→ Recorded data:
......

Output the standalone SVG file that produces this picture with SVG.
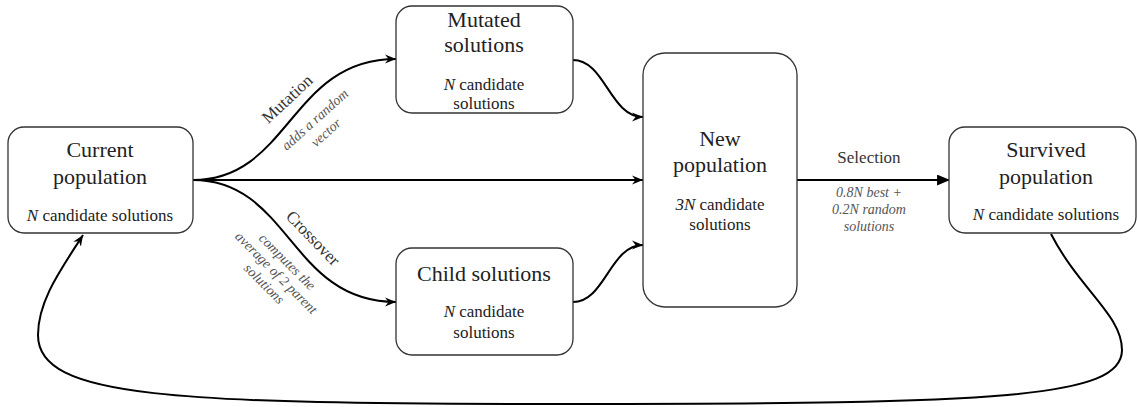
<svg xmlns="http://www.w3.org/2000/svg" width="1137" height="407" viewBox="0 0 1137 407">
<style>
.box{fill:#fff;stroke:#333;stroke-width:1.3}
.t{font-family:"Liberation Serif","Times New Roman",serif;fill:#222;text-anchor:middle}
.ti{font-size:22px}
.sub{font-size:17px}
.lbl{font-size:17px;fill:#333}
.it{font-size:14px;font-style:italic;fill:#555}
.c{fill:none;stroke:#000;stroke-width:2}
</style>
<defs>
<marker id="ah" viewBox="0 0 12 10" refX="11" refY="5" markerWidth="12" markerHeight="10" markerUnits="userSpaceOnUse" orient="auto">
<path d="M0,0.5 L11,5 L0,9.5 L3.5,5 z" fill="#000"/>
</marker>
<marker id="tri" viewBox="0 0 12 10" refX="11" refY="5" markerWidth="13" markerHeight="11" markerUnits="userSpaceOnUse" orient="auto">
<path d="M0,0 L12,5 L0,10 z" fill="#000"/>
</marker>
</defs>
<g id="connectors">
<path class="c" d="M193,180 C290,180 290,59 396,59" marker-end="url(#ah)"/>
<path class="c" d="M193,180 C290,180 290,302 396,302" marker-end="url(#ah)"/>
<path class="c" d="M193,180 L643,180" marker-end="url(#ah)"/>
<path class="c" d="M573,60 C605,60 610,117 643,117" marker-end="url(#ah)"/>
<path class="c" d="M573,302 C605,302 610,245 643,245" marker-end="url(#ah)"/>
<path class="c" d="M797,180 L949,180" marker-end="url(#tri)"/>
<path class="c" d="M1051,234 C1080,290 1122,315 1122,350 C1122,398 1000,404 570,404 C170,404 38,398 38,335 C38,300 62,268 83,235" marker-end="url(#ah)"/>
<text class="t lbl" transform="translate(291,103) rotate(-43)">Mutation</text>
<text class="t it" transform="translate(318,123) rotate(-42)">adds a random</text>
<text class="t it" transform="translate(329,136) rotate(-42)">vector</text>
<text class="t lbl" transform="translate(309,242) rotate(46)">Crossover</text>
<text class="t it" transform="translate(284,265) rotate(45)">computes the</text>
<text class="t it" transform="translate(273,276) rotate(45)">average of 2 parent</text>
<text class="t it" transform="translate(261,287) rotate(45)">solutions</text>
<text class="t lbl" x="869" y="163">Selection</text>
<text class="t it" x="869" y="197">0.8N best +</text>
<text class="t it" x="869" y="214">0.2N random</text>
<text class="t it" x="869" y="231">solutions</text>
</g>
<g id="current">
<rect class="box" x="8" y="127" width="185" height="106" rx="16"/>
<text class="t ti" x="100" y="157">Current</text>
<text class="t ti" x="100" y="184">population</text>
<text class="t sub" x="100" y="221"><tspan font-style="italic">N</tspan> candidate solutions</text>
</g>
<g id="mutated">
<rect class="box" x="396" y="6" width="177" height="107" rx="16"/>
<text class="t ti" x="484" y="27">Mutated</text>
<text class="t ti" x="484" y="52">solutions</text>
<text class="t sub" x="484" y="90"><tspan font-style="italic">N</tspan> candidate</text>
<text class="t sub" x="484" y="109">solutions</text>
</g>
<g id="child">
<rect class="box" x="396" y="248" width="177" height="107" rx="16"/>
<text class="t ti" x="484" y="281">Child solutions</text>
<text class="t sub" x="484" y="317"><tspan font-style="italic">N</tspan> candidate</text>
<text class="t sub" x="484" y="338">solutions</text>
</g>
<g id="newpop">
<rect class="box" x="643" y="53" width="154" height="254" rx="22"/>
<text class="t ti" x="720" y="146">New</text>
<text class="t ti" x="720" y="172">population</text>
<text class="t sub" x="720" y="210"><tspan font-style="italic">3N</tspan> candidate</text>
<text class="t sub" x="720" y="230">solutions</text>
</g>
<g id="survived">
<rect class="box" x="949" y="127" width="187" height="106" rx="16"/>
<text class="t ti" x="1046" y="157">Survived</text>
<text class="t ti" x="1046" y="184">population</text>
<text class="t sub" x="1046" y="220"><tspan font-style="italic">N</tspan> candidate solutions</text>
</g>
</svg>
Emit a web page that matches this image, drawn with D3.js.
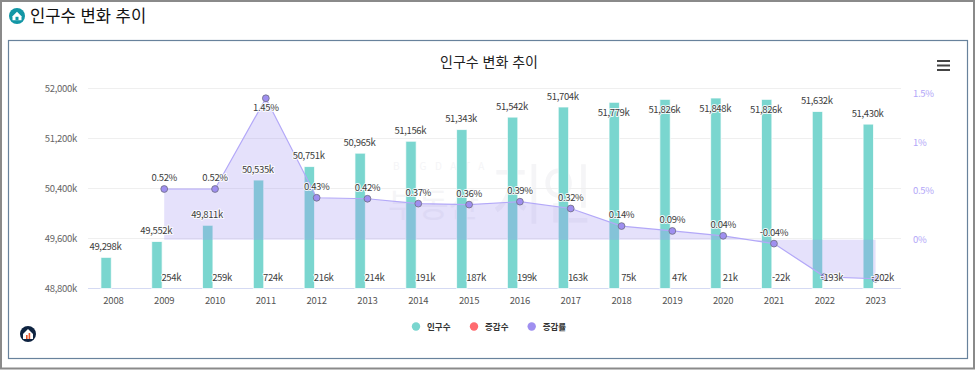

......

→ Given problem: Give only the count of lines in the data that include the string "this".

→ Output: 2